I decided to share the George Seurat painting A Sunday on La Grande Jatte, 1884, with the class. We talked about how large the painting is – almost the size of a wall and that if they looked up close, they would see the painting was made with little dabs of color. The real painting is 81.7 in × 121.25 in to be exact.
I found an incredible detail of the little dog in the lower right of the painting to really show them how small the brushstrokes are and how the these little dots of color combine together to create this beautiful painting.
Who can paint without a little lesson in color theory? I created a color wheel to share with the kids and introduce them to the basics of mixing color.
I decided the best “brushes” for this project would be q-tips! Armed with paper plates, q-tips, and tempera paint – I let them at it.
Some really took their time dabbing the paint on their fish and some just went for it. All in all they had a great time being creative!

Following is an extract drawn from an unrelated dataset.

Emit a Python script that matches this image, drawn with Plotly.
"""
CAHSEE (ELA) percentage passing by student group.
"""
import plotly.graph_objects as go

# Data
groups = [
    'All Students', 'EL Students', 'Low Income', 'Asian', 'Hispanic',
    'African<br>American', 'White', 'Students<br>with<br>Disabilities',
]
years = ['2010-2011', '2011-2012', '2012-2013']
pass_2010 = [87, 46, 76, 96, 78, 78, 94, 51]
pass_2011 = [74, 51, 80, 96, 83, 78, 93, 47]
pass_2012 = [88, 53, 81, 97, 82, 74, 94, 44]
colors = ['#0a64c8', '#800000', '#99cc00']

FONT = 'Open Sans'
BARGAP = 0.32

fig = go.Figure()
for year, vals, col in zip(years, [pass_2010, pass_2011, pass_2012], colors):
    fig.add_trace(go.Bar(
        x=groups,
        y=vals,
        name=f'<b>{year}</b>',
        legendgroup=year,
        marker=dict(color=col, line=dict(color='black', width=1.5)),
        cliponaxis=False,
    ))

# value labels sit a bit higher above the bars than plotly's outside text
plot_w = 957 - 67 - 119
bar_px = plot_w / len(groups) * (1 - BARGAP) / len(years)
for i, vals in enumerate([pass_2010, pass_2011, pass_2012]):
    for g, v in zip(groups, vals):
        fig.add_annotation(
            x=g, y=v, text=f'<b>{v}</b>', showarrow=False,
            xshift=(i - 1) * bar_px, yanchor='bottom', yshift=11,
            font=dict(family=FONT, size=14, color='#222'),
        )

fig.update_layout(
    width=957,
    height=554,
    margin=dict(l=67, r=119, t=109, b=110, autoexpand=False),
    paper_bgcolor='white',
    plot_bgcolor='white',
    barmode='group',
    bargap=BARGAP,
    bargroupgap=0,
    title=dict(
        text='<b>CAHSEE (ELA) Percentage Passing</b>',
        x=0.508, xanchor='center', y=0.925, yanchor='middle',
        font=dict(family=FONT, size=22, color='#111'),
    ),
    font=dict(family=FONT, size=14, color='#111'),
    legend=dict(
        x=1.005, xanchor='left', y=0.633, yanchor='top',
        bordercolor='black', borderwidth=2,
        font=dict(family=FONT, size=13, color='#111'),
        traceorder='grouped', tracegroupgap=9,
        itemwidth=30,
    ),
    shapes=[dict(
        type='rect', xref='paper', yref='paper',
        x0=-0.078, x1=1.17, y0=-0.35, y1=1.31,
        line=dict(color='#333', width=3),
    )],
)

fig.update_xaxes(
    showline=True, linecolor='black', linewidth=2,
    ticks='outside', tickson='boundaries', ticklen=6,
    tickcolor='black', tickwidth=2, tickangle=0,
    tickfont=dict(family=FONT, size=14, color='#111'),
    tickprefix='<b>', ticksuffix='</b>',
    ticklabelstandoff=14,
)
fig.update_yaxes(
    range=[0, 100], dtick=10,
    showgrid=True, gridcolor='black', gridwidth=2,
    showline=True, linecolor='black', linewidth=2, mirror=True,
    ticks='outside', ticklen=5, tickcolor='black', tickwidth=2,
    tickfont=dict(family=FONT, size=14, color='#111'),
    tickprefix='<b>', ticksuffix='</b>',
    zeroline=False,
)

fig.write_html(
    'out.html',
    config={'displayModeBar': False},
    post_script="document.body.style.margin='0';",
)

Paper plates make great disposable palettes!
Here’s how to make your own paper plate fishbowl:
Trim the top off the paper plate and staple to the bottom of the plate to make the fishbowl stand.
Draw your fish scene inside your bowl. (I had 20+ kids and limited time so our kids glued a pre-drawn fish into their bowl.)
Pour a small amount of each color on a separate paper plate to use as your paint palette. (Makes for easy clean up!)
Using q-tips, mix and apply the paint to your drawing by dabbing on dots of color and allowing the colors to mix while you paint. This creates the “pointillism” technique.
Take a look at their fantastic kindergarten paintings…
Pick up some paint and get started!
Share art with your kids and… Be creative!